Taylor’s point? Even if today’s AI frenzy is overinflated, the technology itself is too transformative to vanish.
The Signs of the Bubble
Let’s be real—there are déjà vu vibes everywhere:
- Money chasing hype: Venture capital pouring into any company with “AI” in its pitch deck.
- Sky-high valuations: Startups valued in the billions without clear business models.
- The FOMO factor: Enterprises rushing to slap AI into products, whether or not it solves real problems.
It looks and feels a lot like the late ’90s.
Why This Bubble Could Be Productive
Here’s the upside: bubbles can actually be good for innovation. They overfund the ecosystem, attract talent, and accelerate infrastructure. The dot-com boom left behind fiber-optic networks, payment systems, and a culture of experimentation.

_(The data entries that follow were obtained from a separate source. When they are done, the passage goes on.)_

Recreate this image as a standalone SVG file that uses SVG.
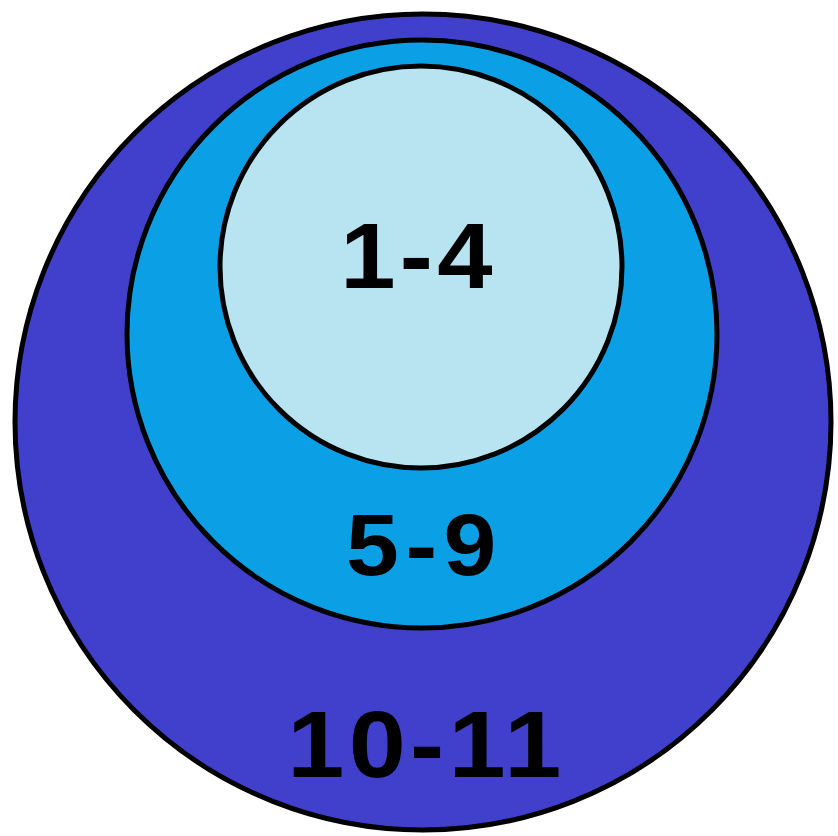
<svg xmlns="http://www.w3.org/2000/svg" width="838" height="836" viewBox="0 0 838 836">
<style>
.ring{stroke:#000;stroke-width:5}
.lbl{font-family:"Liberation Sans",Arial,sans-serif;font-weight:bold;fill:#000;text-anchor:middle}
</style>
<rect width="838" height="836" fill="#fff"/>
<g id="outer">
<circle class="ring" cx="423" cy="422" r="408" fill="#4040CC"/>
<text class="lbl" font-size="95" letter-spacing="4" transform="translate(426.5,777) scale(1.08,1)">10-11</text>
</g>
<g id="middle">
<ellipse class="ring" cx="422" cy="334" rx="295" ry="294" fill="#0BA0E6"/>
<text class="lbl" font-size="88" letter-spacing="6" transform="translate(424.5,575) scale(1.08,1)">5-9</text>
</g>
<g id="inner">
<circle class="ring" cx="421" cy="267" r="201" fill="#B8E3F0"/>
<text class="lbl" font-size="92" letter-spacing="4" transform="translate(418.5,288) scale(1.08,1)">1-4</text>
</g>
<g id="connectors"/>
</svg>
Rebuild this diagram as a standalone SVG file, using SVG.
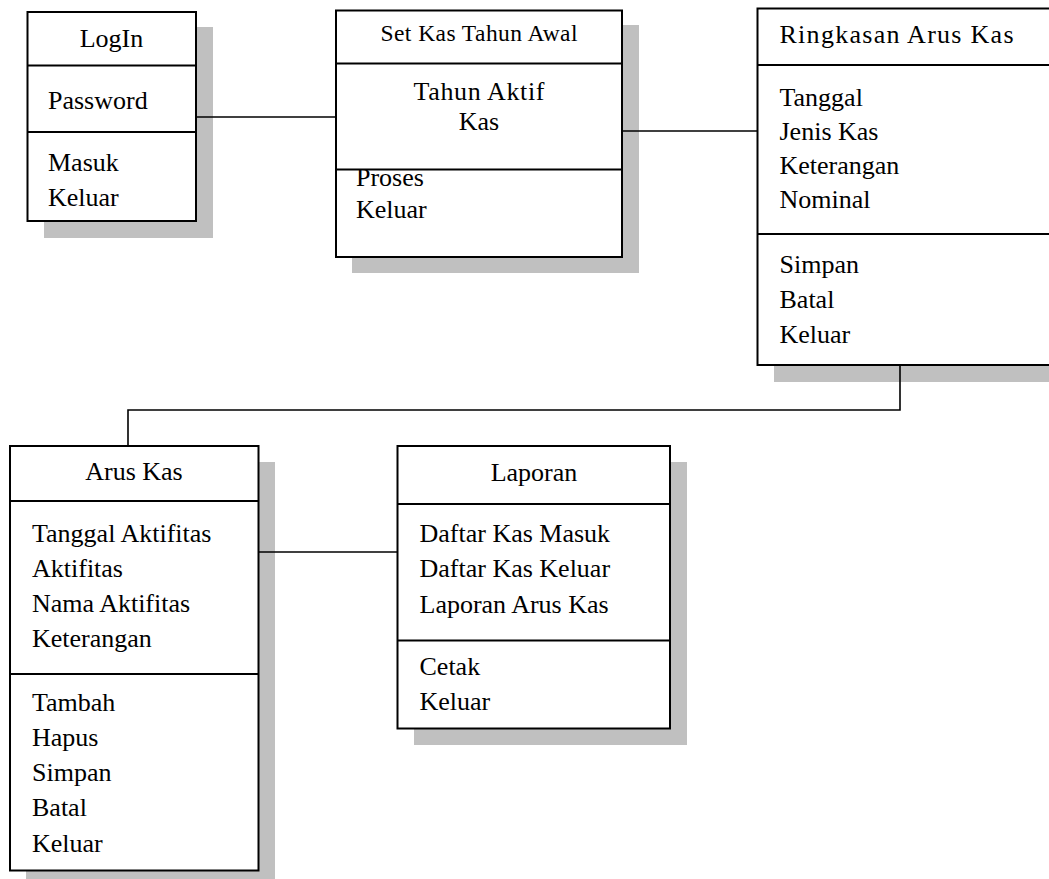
<svg xmlns="http://www.w3.org/2000/svg" width="1049" height="879" viewBox="0 0 1049 879">
<style>
.sh{fill:#c0c0c0;stroke:none}
.bx{fill:#ffffff;stroke:#000000;stroke-width:2}
.dv{stroke:#000000;stroke-width:2;fill:none}
.cn{stroke:#000000;stroke-width:1.6;fill:none}
text{font-family:"Liberation Serif","Times New Roman",serif;font-size:26px;fill:#000000}
.t{text-anchor:middle}
.s{font-size:23.5px}
</style>
<rect width="1049" height="879" fill="#ffffff"/>
<g id="login">
<rect class="sh" x="44" y="27" width="169" height="211"/>
<rect class="bx" x="27.5" y="12" width="168.5" height="209"/>
<line class="dv" x1="27.5" y1="65.5" x2="196" y2="65.5"/>
<line class="dv" x1="27.5" y1="132" x2="196" y2="132"/>
<text class="t" x="111.5" y="47">LogIn</text>
<text x="48" y="108.5">Password</text>
<text x="48" y="171">Masuk</text>
<text x="48" y="205.5">Keluar</text>
</g>
<g id="set-kas-tahun-awal">
<rect class="sh" x="352" y="25" width="287" height="248"/>
<rect class="bx" x="336" y="10.5" width="286" height="246.5"/>
<line class="dv" x1="336" y1="63.5" x2="622" y2="63.5"/>
<line class="dv" x1="336" y1="169.5" x2="622" y2="169.5"/>
<text class="t s" x="479" y="41" textLength="197" lengthAdjust="spacing">Set Kas Tahun Awal</text>
<text class="t" x="479" y="100" textLength="131" lengthAdjust="spacing">Tahun Aktif</text>
<text class="t" x="479" y="130">Kas</text>
<text x="356" y="186">Proses</text>
<text x="356" y="218">Keluar</text>
</g>
<g id="ringkasan-arus-kas">
<rect class="sh" x="774" y="24" width="290" height="358"/>
<rect class="bx" x="757.5" y="8.5" width="300" height="356.5"/>
<line class="dv" x1="757.5" y1="65" x2="1060" y2="65"/>
<line class="dv" x1="757.5" y1="234" x2="1060" y2="234"/>
<text class="t" x="896.5" y="43" textLength="234" lengthAdjust="spacing">Ringkasan Arus Kas</text>
<text x="779.5" y="106">Tanggal</text>
<text x="779.5" y="140">Jenis Kas</text>
<text x="779.5" y="174">Keterangan</text>
<text x="779.5" y="208">Nominal</text>
<text x="779.5" y="273">Simpan</text>
<text x="779.5" y="308">Batal</text>
<text x="779.5" y="343">Keluar</text>
</g>
<g id="arus-kas">
<rect class="sh" x="26" y="462" width="249" height="420"/>
<rect class="bx" x="10" y="446" width="248.5" height="424.5"/>
<line class="dv" x1="10" y1="501" x2="258.5" y2="501"/>
<line class="dv" x1="10" y1="674" x2="258.5" y2="674"/>
<text class="t" x="134" y="480">Arus Kas</text>
<text x="32" y="541.5">Tanggal Aktifitas</text>
<text x="32" y="577">Aktifitas</text>
<text x="32" y="612">Nama Aktifitas</text>
<text x="32" y="647">Keterangan</text>
<text x="32" y="711">Tambah</text>
<text x="32" y="746">Hapus</text>
<text x="32" y="781">Simpan</text>
<text x="32" y="816">Batal</text>
<text x="32" y="851.5">Keluar</text>
</g>
<g id="laporan">
<rect class="sh" x="414" y="462" width="273" height="283"/>
<rect class="bx" x="397.5" y="446" width="272.5" height="282.5"/>
<line class="dv" x1="397.5" y1="504" x2="670" y2="504"/>
<line class="dv" x1="397.5" y1="640.5" x2="670" y2="640.5"/>
<text class="t" x="534" y="481">Laporan</text>
<text x="419.5" y="541.5">Daftar Kas Masuk</text>
<text x="419.5" y="577">Daftar Kas Keluar</text>
<text x="419.5" y="612.5">Laporan Arus Kas</text>
<text x="419.5" y="675">Cetak</text>
<text x="419.5" y="709.5">Keluar</text>
</g>
<g id="connectors">
<path class="cn" d="M196,117 H336"/>
<path class="cn" d="M622,131 H757.5"/>
<path class="cn" d="M900,365 V410 H128 V446"/>
<path class="cn" d="M258.5,552 H397.5"/>
</g>
</svg>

In AI, today’s bubble is building:
- Massive compute capacity
- Open-source models
- New developer ecosystems
- Consumer awareness at scale
Even if many companies crash, the winners could reshape industries in the same way Amazon and Google did.
So, What Comes Next?
Taylor’s candid take is refreshing—it acknowledges both the hype and the inevitability of value creation. Yes, some of today’s AI startups will fade. But AI as a field? It’s not going anywhere.
If history is any guide, once the bubble pops, the real giants of AI will emerge. The question is: who will be the Amazon or Google of this era?